> Instructions for the task
Copy exactly the lines from the start of the data below through the one that carries "from matplotlib.lines import Line2D", and only those.

Source code of charts
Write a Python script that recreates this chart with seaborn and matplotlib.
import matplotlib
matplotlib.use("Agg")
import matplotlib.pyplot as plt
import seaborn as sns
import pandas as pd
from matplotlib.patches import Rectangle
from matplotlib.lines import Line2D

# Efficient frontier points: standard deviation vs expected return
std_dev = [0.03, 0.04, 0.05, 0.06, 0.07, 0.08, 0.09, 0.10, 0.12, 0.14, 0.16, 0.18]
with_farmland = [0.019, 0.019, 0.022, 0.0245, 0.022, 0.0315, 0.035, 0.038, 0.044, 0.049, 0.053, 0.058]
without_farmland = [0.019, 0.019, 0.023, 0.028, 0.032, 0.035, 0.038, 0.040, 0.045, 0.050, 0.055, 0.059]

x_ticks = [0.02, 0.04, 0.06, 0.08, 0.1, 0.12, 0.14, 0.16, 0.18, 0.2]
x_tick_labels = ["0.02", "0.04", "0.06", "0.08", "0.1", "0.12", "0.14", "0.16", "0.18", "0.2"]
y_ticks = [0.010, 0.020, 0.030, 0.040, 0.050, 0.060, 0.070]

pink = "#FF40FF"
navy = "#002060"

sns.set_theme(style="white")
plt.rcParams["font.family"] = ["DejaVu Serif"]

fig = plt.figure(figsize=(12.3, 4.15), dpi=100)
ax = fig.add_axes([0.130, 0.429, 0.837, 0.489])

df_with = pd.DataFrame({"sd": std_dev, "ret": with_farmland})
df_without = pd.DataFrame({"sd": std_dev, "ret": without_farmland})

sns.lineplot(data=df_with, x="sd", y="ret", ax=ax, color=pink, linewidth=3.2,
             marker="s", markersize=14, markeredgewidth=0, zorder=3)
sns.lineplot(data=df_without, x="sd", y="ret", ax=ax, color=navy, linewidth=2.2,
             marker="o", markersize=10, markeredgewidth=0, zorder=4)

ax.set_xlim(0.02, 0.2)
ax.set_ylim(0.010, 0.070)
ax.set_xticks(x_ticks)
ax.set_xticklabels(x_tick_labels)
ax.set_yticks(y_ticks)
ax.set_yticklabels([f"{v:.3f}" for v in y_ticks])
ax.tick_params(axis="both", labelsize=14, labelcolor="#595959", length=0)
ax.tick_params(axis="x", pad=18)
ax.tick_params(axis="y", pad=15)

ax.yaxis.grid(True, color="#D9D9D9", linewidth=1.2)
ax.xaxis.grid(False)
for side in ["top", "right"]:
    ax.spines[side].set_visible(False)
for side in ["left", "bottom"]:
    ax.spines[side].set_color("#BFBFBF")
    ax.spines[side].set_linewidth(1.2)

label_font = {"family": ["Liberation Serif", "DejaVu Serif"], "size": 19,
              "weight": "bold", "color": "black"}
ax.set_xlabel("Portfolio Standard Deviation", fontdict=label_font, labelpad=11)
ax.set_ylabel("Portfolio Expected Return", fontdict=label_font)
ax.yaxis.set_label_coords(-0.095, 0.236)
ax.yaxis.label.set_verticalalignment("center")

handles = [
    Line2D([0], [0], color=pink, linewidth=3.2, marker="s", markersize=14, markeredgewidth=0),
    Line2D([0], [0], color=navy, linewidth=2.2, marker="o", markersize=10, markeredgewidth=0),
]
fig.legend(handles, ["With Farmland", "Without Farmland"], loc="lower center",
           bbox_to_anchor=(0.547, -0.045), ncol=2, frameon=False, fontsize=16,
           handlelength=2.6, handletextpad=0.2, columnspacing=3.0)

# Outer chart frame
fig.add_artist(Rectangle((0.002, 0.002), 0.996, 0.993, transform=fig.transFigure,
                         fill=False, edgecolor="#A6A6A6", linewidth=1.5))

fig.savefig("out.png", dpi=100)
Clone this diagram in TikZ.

> Answer
Write a Python script that recreates this chart with seaborn and matplotlib.
import matplotlib
matplotlib.use("Agg")
import matplotlib.pyplot as plt
import seaborn as sns
import pandas as pd
from matplotlib.patches import Rectangle
from matplotlib.lines import Line2D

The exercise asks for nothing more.